I firstly want to start off this post with a trigger warning as this post may affect others and I in no way am promoting suicide or self-harm, I am just sharing my own story with you to raise awareness.
I remember the first time I thought about taking my own life, I was fourteen and after enough day of constant bullying at school I decided I couldn’t take it anymore, I took to the internet and looked at ways I could take my own life. I scrolled through web pages and looked for ways which were the easiest as well as the least painful. On this particular night I decided I would do something else rather than try to take my own life, something I had been reading about online for weeks and so far not had the guts to try, but everyone online said it made them feel better. Self Harm. There are so many different ways to self-harm as you probably already know, I decided to take a blade from a razor in my bathroom and took it to my wrist. It was a week before I did it again, but after that, it became something that I did on a daily basis. To me it was an addiction, and it was the only thing that helped me to keep my head above water, I’d get ridiculed all day and then go home and self-harm. I joined a website, where a lot of other people did similar things and also things and it scares me now to think how many of those are still alive as some of them did seriously dangerous things.
I was suffering with bad acne at the time, and I had no idea how to get rid of it, the doctors tried so many different things but nothing worked this made me a prime target for bullies, along with my hairy arms and the fact I found it very hard to speak to people. The people that bullied me at high school, for the jokes- they ruined everything I was. Instead of going home and chatting to my friends, I’d go online and plan where I could self harm without anyone seeing, in a new place as all of the old places were full and how deep I could go. The scary thing is that many times I am very lucky I managed to not do any serious damage as I cut very close to my veins. The self harm was a secret from everyone, except my online friends who taught me new ways to do it, about a year after I started I was told I had to take my jumper off in P.E and despite me refusing several times the teacher made me, I tried to cover my arms but there was no way, Suddenly I heard a huge gasp and someone screamed pointing at my arms, and everyone looked. My secret was out. I thought this was where it would get better, but it actually got worse, I got labelled with attention seeker and emo from them on. The older I got in school the harder it was to ignore my feelings towards myself, and I have to admit I did attempt to take my own life, I took overdoses and ended up in hospital on occasion but this didn’t stop me, it just made me more determined. I was forced to go to counselling but refused to talk and was eventually allowed to stop going.

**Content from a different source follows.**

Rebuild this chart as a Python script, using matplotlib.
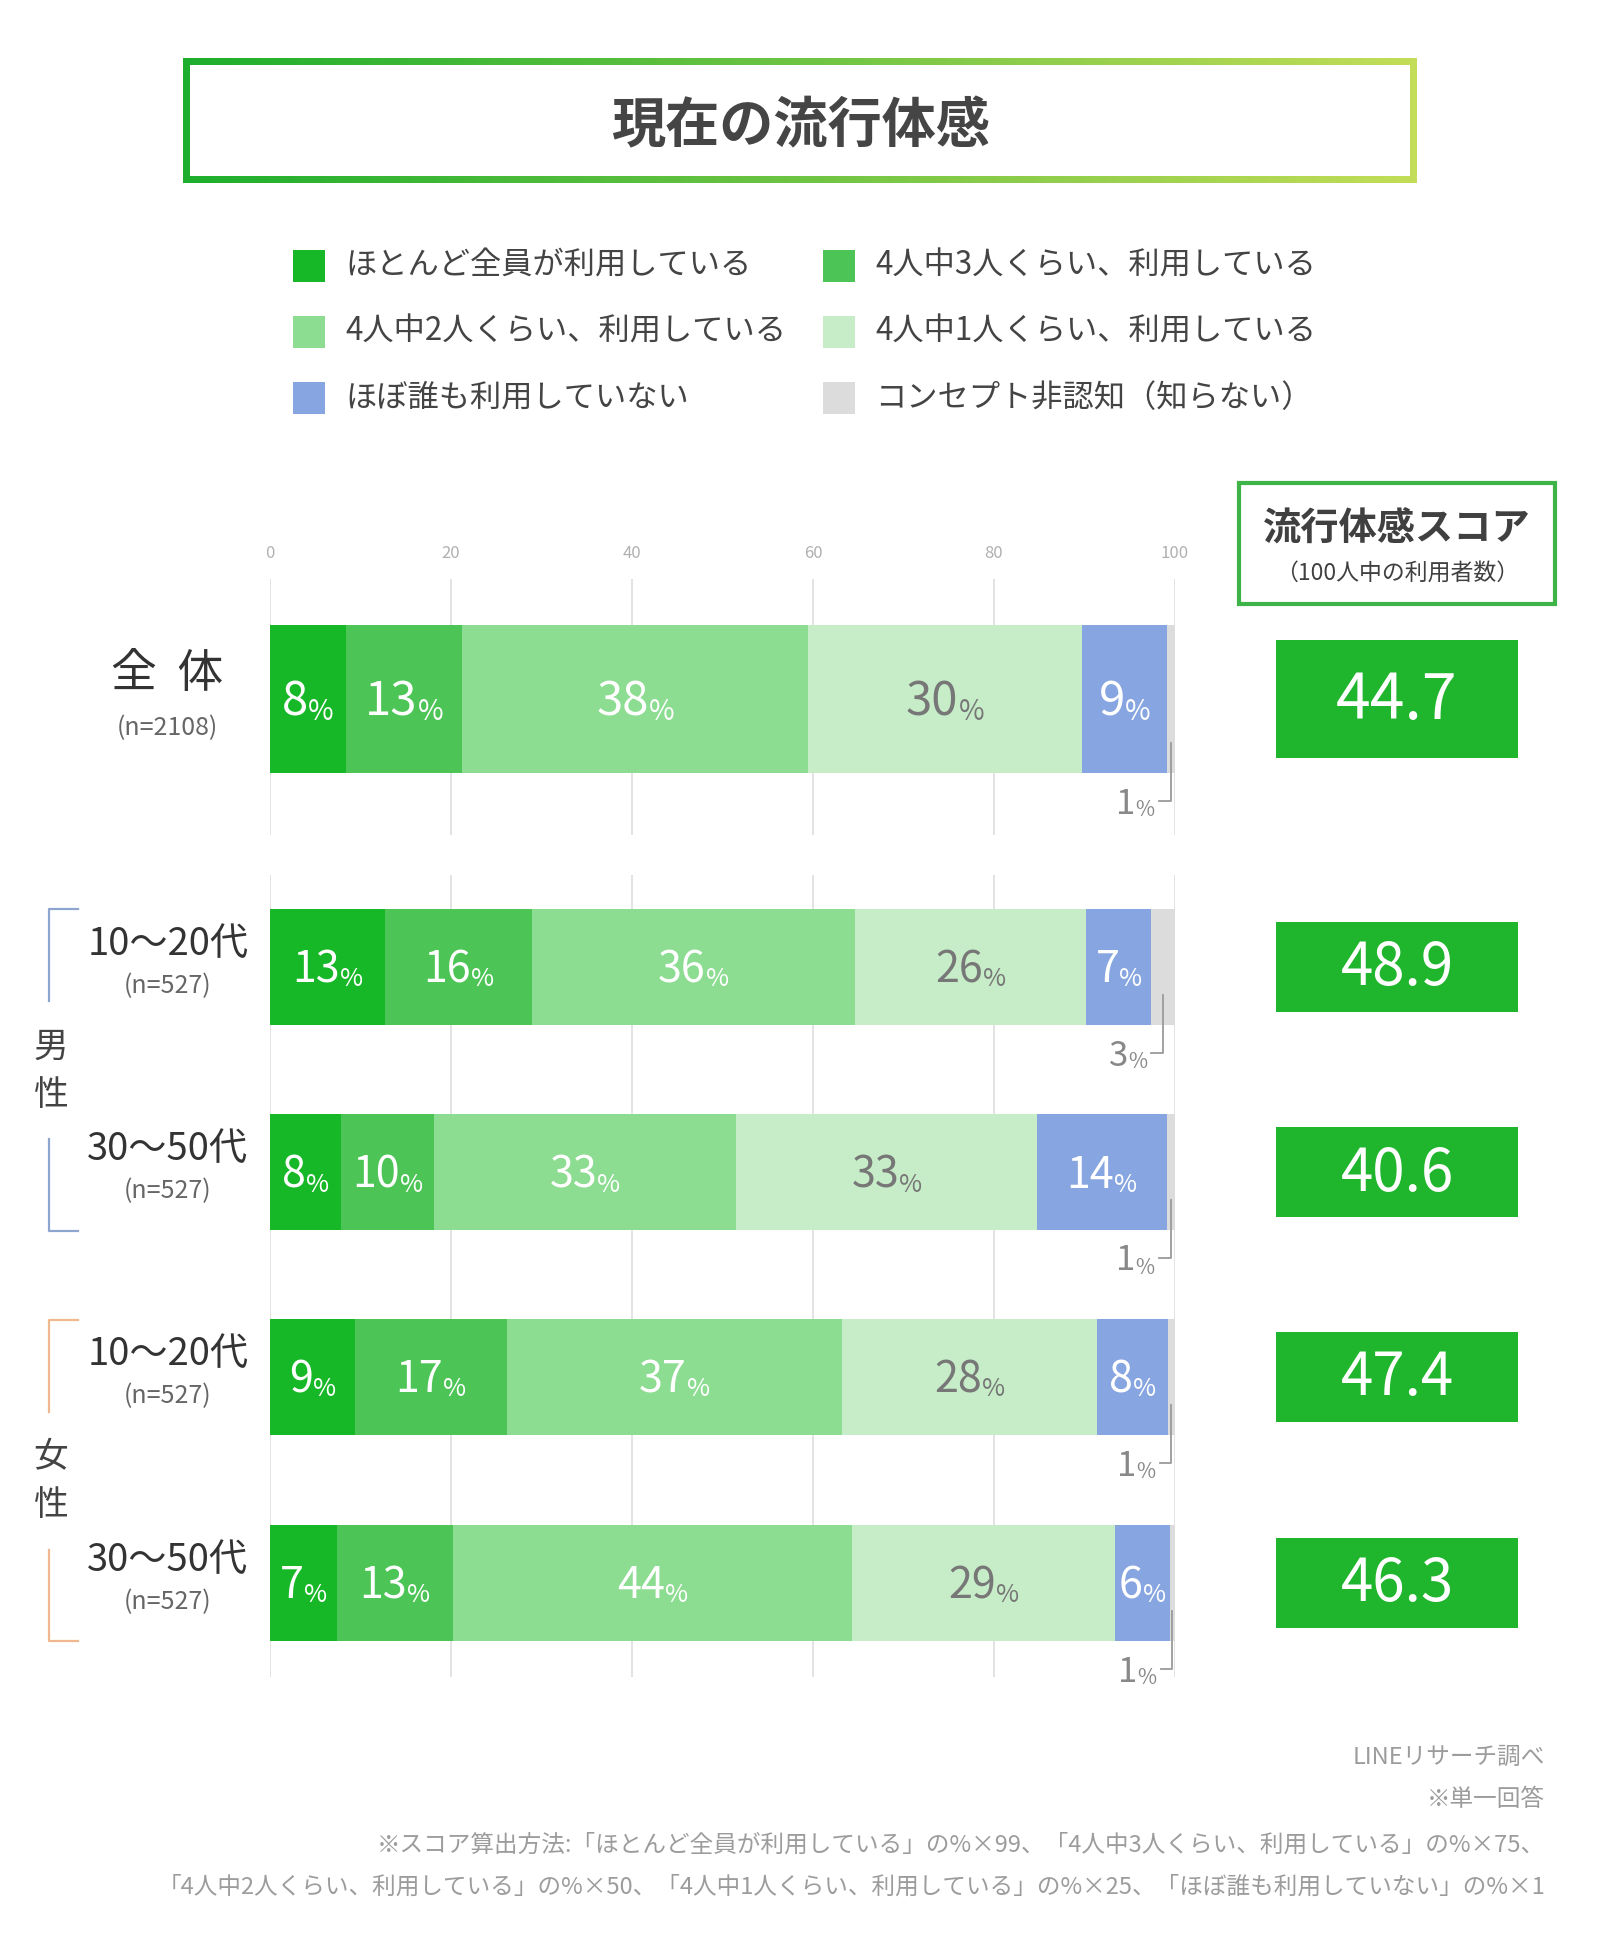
import matplotlib
matplotlib.use('Agg')
import matplotlib.pyplot as plt
import numpy as np
from matplotlib.patches import Rectangle
from matplotlib.colors import LinearSegmentedColormap

plt.rcParams['font.family'] = ['Noto Sans CJK JP', 'DejaVu Sans']

# ---------------- data ----------------
title = "現在の流行体感"
categories = ["ほとんど全員が利用している", "4人中3人くらい、利用している",
              "4人中2人くらい、利用している", "4人中1人くらい、利用している",
              "ほぼ誰も利用していない", "コンセプト非認知（知らない）"]
group_labels = ["全  体", "10～20代", "30～50代", "10～20代", "30～50代"]
n_labels = ["(n=2108)", "(n=527)", "(n=527)", "(n=527)", "(n=527)"]
overall = [8.4, 12.8, 38.3, 30.2, 9.4, 0.9]
male_young = [12.7, 16.3, 35.6, 25.6, 7.2, 2.6]
male_old = [7.9, 10.2, 33.4, 33.3, 14.3, 0.9]
female_young = [9.4, 16.8, 37.0, 28.2, 7.8, 0.8]
female_old = [7.4, 12.8, 44.1, 29.1, 6.0, 0.6]
scores = [44.7, 48.9, 40.6, 47.4, 46.3]
x_ticks = [0, 20, 40, 60, 80, 100]
score_title = "流行体感スコア"
score_sub = "（100人中の利用者数）"
footnotes = ["LINEリサーチ調べ", "※単一回答",
             "※スコア算出方法:「ほとんど全員が利用している」の%×99、「4人中3人くらい、利用している」の%×75、",
             "「4人中2人くらい、利用している」の%×50、「4人中1人くらい、利用している」の%×25、「ほぼ誰も利用していない」の%×1"]

rows = [overall, male_young, male_old, female_young, female_old]

# ---------------- style / layout ----------------
colors = ['#17b827', '#4cc556', '#8cdc91', '#c6edc8', '#87a5e0', '#dcdcdc']
text_colors = ['white', 'white', 'white', '#777777', 'white']
W, H = 1600, 1941
row_y = [699, 967, 1172, 1377, 1583]
row_h = [148, 116, 116, 116, 116]
num_size = [34, 31, 31, 31, 31]
pct_size = [20, 18, 18, 18, 18]

fig = plt.figure(figsize=(W / 100, H / 100), dpi=100)

# background axes in pixel coordinates
bg = fig.add_axes([0, 0, 1, 1], zorder=0)
bg.set_xlim(0, W)
bg.set_ylim(H, 0)
bg.axis('off')

# title box with gradient border
cmap = LinearSegmentedColormap.from_list('g', ['#1eae2d', '#6ec443', '#c3dd58'])
bg.imshow(np.linspace(0, 1, 256).reshape(1, -1), cmap=cmap, extent=(183, 1417, 183, 58),
          aspect='auto', zorder=1)
bg.add_patch(Rectangle((190, 65), 1220, 111, facecolor='white', edgecolor='none', zorder=2))
bg.set_xlim(0, W)
bg.set_ylim(H, 0)
bg.text(800, 127, title, ha='center', va='center', fontsize=39, fontweight='bold',
        color='#454545', zorder=3)

# legend
leg_x = [293, 823]
leg_y = [266, 332, 398]
for i, cat in enumerate(categories):
    cx = leg_x[i % 2]
    cy = leg_y[i // 2]
    bg.add_patch(Rectangle((cx, cy - 16), 32, 32, facecolor=colors[i], edgecolor='none'))
    bg.text(cx + 52, cy, cat, ha='left', va='center', fontsize=22.5, color='#444444')

# score header box
bg.add_patch(Rectangle((1239, 483), 316, 121, facecolor='white', edgecolor='#3db348', lw=3))
bg.text(1397, 529, score_title, ha='center', va='center', fontsize=27.5, fontweight='bold',
        color='#404040')
bg.text(1397, 573, score_sub, ha='center', va='center', fontsize=16.5, color='#404040')

# left labels
for i, (g, n) in enumerate(zip(group_labels, n_labels)):
    if i == 0:
        bg.text(167, 674, g, ha='center', va='center', fontsize=33, color='#333333')
        bg.text(167, 728, n, ha='center', va='center', fontsize=18, color='#666666')
    else:
        bg.text(168, row_y[i] - 23, g, ha='center', va='center', fontsize=27.5, color='#333333')
        bg.text(168, row_y[i] + 19, n, ha='center', va='center', fontsize=18, color='#666666')

# gender labels + brackets
for (a, b, lab_y, col, txt) in [(909, 1231, 1071, '#8ea6cf', "男性"),
                                  (1320, 1641, 1482, '#f1b88f', "女性")]:
    bg.plot([78, 49, 49], [a, a, lab_y - 70], color=col, lw=1.6)
    bg.plot([49, 49, 78], [lab_y + 68, b, b], color=col, lw=1.6)
    bg.text(51, lab_y - 24, txt[0], ha='center', va='center', fontsize=25, color='#444444')
    bg.text(51, lab_y + 24, txt[1], ha='center', va='center', fontsize=25, color='#444444')

# footnotes
for t, y in zip(footnotes, [1757, 1800, 1845, 1887]):
    bg.text(1545, y, t, ha='right', va='center', fontsize=17, color='#9c9c9c')

# ---------------- bar axes ----------------
ax = fig.add_axes([270 / W, 0, 905 / W, 1], zorder=1)
ax.patch.set_alpha(0)
ax.set_xlim(0, 100)
ax.set_ylim(H, 0)
ax.axis('off')

for xt in x_ticks:
    ax.vlines(xt, 579, 835, color='#e0e0e0', lw=1.3, zorder=0)
    ax.vlines(xt, 875, 1677, color='#e0e0e0', lw=1.3, zorder=0)
    ax.text(xt, 554, str(xt), ha='center', va='center', fontsize=12, color='#b0b0b0')

pairs = []


def label_pair(x, yc, num, size, psize, color, mode):
    em = size * 100 / 72
    t1 = ax.text(x, yc + 0.36 * em, num, ha='left', va='baseline', fontsize=size, color=color,
                 zorder=5)
    t2 = ax.annotate('%', xy=(1, 0), xycoords=t1, ha='left', va='bottom', fontsize=psize,
                     color=color, zorder=5)
    pairs.append((t1, t2, x, mode))


for i, vals in enumerate(rows):
    left = 0.0
    for j, v in enumerate(vals):
        ax.barh(row_y[i], v, left=left, height=row_h[i], color=colors[j], edgecolor='none',
                zorder=2)
        if j < 5:
            label_pair(left + v / 2, row_y[i], str(int(round(v))), num_size[i], pct_size[i],
                       text_colors[j], 'center')
        else:
            xc = left + v / 2
            bottom = row_y[i] + row_h[i] / 2
            ly = bottom + 28
            ax.plot([xc, xc, xc - 1.3], [bottom - 30, ly, ly], color='#9a9a9a', lw=1.3, zorder=4)
            label_pair(xc - 1.8, ly, str(int(round(v))), 25, 15, '#888888', 'right')
        left += v

# ---------------- score axes ----------------
sx = fig.add_axes([1276 / W, 0, 242 / W, 1], zorder=1)
sx.patch.set_alpha(0)
sx.set_xlim(0, 1)
sx.set_ylim(H, 0)
sx.axis('off')
for i, s in enumerate(scores):
    hgt = row_h[i] * (0.80 if i == 0 else 0.77)
    sx.barh(row_y[i], 1, left=0, height=hgt, color='#1fb52c', edgecolor='none')
    sx.text(0.5, row_y[i] + 2, f"{s:.1f}", ha='center', va='center',
            fontsize=45 if i == 0 else 42, color='white')

# re-center number + % pairs
fig.canvas.draw()
for t1, t2, x, mode in pairs:
    b1 = t1.get_window_extent()
    b2 = t2.get_window_extent()
    w = b2.x1 - b1.x0
    dx = ax.transData.transform((x, 0))[0]
    target = dx - w / 2 if mode == 'center' else dx - w
    nx = ax.transData.inverted().transform((target, 0))[0]
    t1.set_x(nx)

fig.savefig('out.png', dpi=100)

I thought the longer I ignore it, the easier it would get. I was still self harming, having bad thoughts, and my anxiety was taking over my mind. At aged 16 I was diagnosed with depression and put on some anti-deperessants, although I saw this as a failure and started to hate myself even more. I refused to take them, and just went on as I was doing. I finally started college and met some nice people, and I felt safe for the first time in years I actually felt okay, I managed to keep my head above water, until I finally was ready to admit I needed help. It took until I was 19 to finally take the right steps into getting help, and although I have bad days and relapse I also have really good days, where I feel brave enough to fight the world. Now on the correct medication, and in therapy and along with some really good people in my life, I feel ready to tell my story.